It is possible but not necessarily simple: the problem you are trying to solve is dangerously close to setting up a distributed development environment which is not exactly what SVN is designed for.
The SVN-mirror way
You can use
svn mirror as explained in the SVN book documentation to create a read-only mirror of your master repository. Your developers each interact with the mirror closest to them. However users of the slave repository will have to use
svn switch --relocate master_url
before they can commit and they will have to remember to relocate back on the slave once they are done. This could be automated using a wrapper script around the repository modifying commands on SVN if you use the command line client.

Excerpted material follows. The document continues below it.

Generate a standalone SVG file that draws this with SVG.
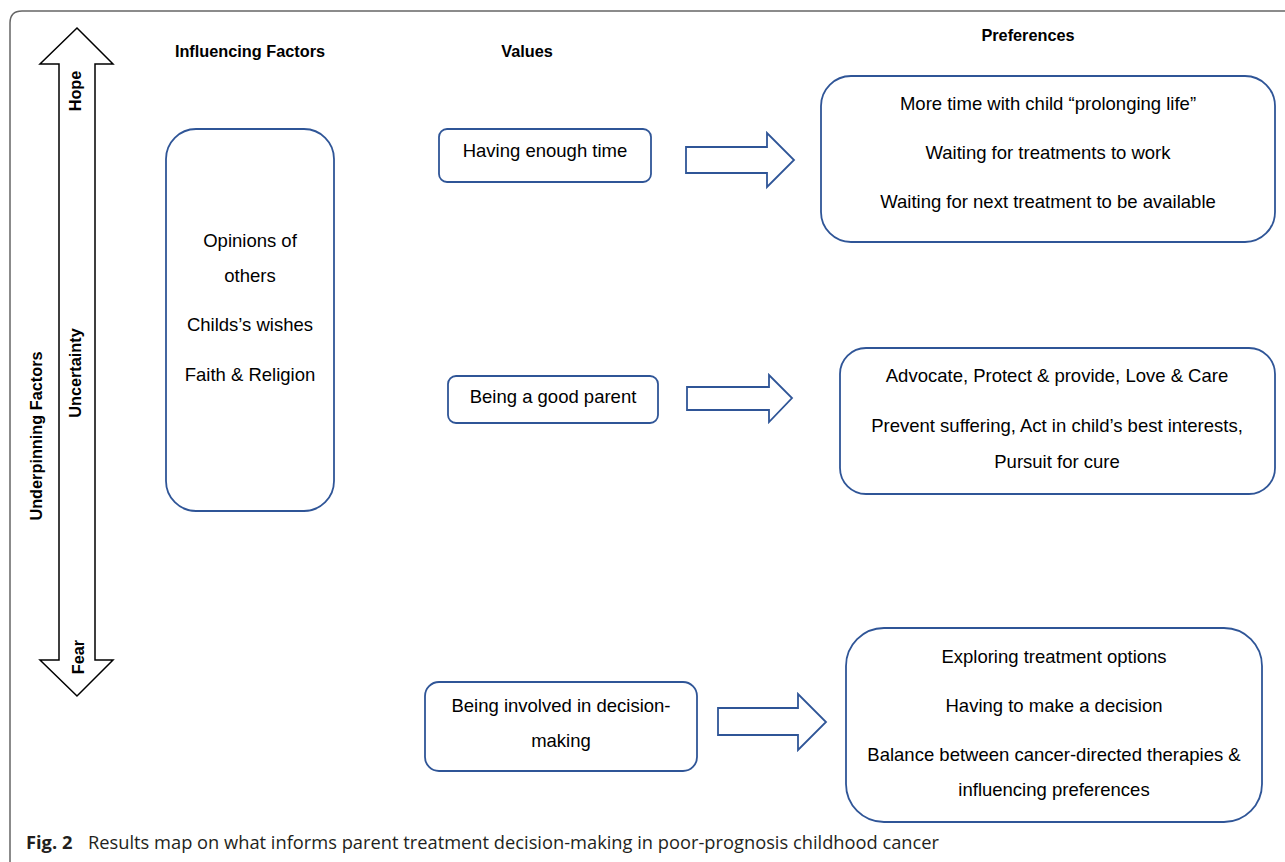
<svg xmlns="http://www.w3.org/2000/svg" width="1285" height="862" viewBox="0 0 1285 862">
<style>
.box{fill:#fff;stroke:#2f5597;stroke-width:1.8}
.blk{fill:#fff;stroke:#2f5597;stroke-width:1.8;stroke-linejoin:miter}
.t{font-family:"Liberation Sans",Arial,sans-serif;font-size:18.5px;fill:#000;text-anchor:middle}
.h{font-family:"Liberation Sans",Arial,sans-serif;font-size:16.3px;font-weight:bold;fill:#000;text-anchor:middle}
.cap{font-family:"Open Sans","Liberation Sans",sans-serif;font-size:18.3px;fill:#231f20}
</style>
<rect width="1285" height="862" fill="#fff"/>
<path d="M10,870 L10,23 Q10,11 22,11 L1300,11" fill="none" stroke="#666" stroke-width="1.5"/>

<g id="axis">
<path d="M77,28 L113,64 L95,64 L95,660 L113,660 L77,696 L40,660 L59,660 L59,64 L40,64 Z" fill="#fff" stroke="#000" stroke-width="1.5"/>
<text class="h" transform="translate(81,91) rotate(-90)">Hope</text>
<text class="h" transform="translate(81,373) rotate(-90)">Uncertainty</text>
<text class="h" transform="translate(84,657) rotate(-90)">Fear</text>
<text class="h" transform="translate(42,436) rotate(-90)">Underpinning Factors</text>
</g>

<g id="headers">
<text class="h" x="250" y="57">Influencing Factors</text>
<text class="h" x="527" y="57">Values</text>
<text class="h" x="1028" y="41">Preferences</text>
</g>

<g id="influencing">
<rect class="box" x="166" y="129" width="168" height="382" rx="30"/>
<text class="t" x="250" y="247">Opinions of</text>
<text class="t" x="250" y="282">others</text>
<text class="t" x="250" y="331">Childs’s wishes</text>
<text class="t" x="250" y="381">Faith &amp; Religion</text>
</g>

<g id="value1">
<rect class="box" x="439" y="129" width="212" height="53" rx="8"/>
<text class="t" x="545" y="157">Having enough time</text>
</g>
<g id="value2">
<rect class="box" x="448" y="376" width="210" height="47" rx="8"/>
<text class="t" x="553" y="403">Being a good parent</text>
</g>
<g id="value3">
<rect class="box" x="425" y="682" width="272" height="89" rx="14"/>
<text class="t" x="561" y="712">Being involved in decision-</text>
<text class="t" x="561" y="747">making</text>
</g>

<g id="connectors">
<path class="blk" d="M686,147 L767,147 L767,133 L794,160 L767,187 L767,173 L686,173 Z"/>
<path class="blk" d="M687,387 L769,387 L769,375 L792,398 L769,422 L769,410 L687,410 Z"/>
<path class="blk" d="M718,708 L798,708 L798,694 L826,722 L798,750 L798,735 L718,735 Z"/>
</g>

<g id="pref1">
<rect class="box" x="821" y="76" width="454" height="166" rx="30"/>
<text class="t" x="1048" y="110">More time with child “prolonging life”</text>
<text class="t" x="1048" y="159">Waiting for treatments to work</text>
<text class="t" x="1048" y="208">Waiting for next treatment to be available</text>
</g>
<g id="pref2">
<rect class="box" x="840" y="348" width="435" height="146" rx="26"/>
<text class="t" x="1057" y="382">Advocate, Protect &amp; provide, Love &amp; Care</text>
<text class="t" x="1057" y="432">Prevent suffering, Act in child’s best interests,</text>
<text class="t" x="1057" y="468">Pursuit for cure</text>
</g>
<g id="pref3">
<rect class="box" x="846" y="628" width="416" height="194" rx="38"/>
<text class="t" x="1054" y="663">Exploring treatment options</text>
<text class="t" x="1054" y="712">Having to make a decision</text>
<text class="t" x="1054" y="761">Balance between cancer-directed therapies &amp;</text>
<text class="t" x="1054" y="796">influencing preferences</text>
</g>

<g id="caption">
<text class="cap" x="26" y="849"><tspan font-weight="bold">Fig. 2</tspan><tspan x="88">Results map on what informs parent treatment decision-making in poor-prognosis childhood cancer</tspan></text>
</g>
</svg>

Keep in mind that the relocate operation while fast adds a bit of overhead. (And be careful to duplicate the repository uuid - see the SVN documentation.)
[Edit - Checking the TortoiseSVN documentation it seems that you can have TortoiseSVN execute hook scripts client side. You may be able to create a pre/post commit script at this point. Either that or try to see if you can use the TortoiseSVN automation interface to do it].
The SVK way
svk is a set of Perl scripts which emulate a distributed mirroring service over SVN. You can set it up so that the local branch (the mirror) is shared by multiple developers. Then basic usage for the developers will be completely transparent. You will have to use the svk client for cherry picking, merging and starmerging. It is doable if you can get your head around the distributed concepts.
The git-svn way
While I never used that myself, you could also have distant developers use git locally and use the git-svn gateway for synchronization.
It all depends on your development environment and the level of integration you require. Depending on your IDE (and if you can change SCM) you might want to have a look at other fully distributed SCMs (think Mercurial/Bazaar/Git/...) which support distributed development out of the box.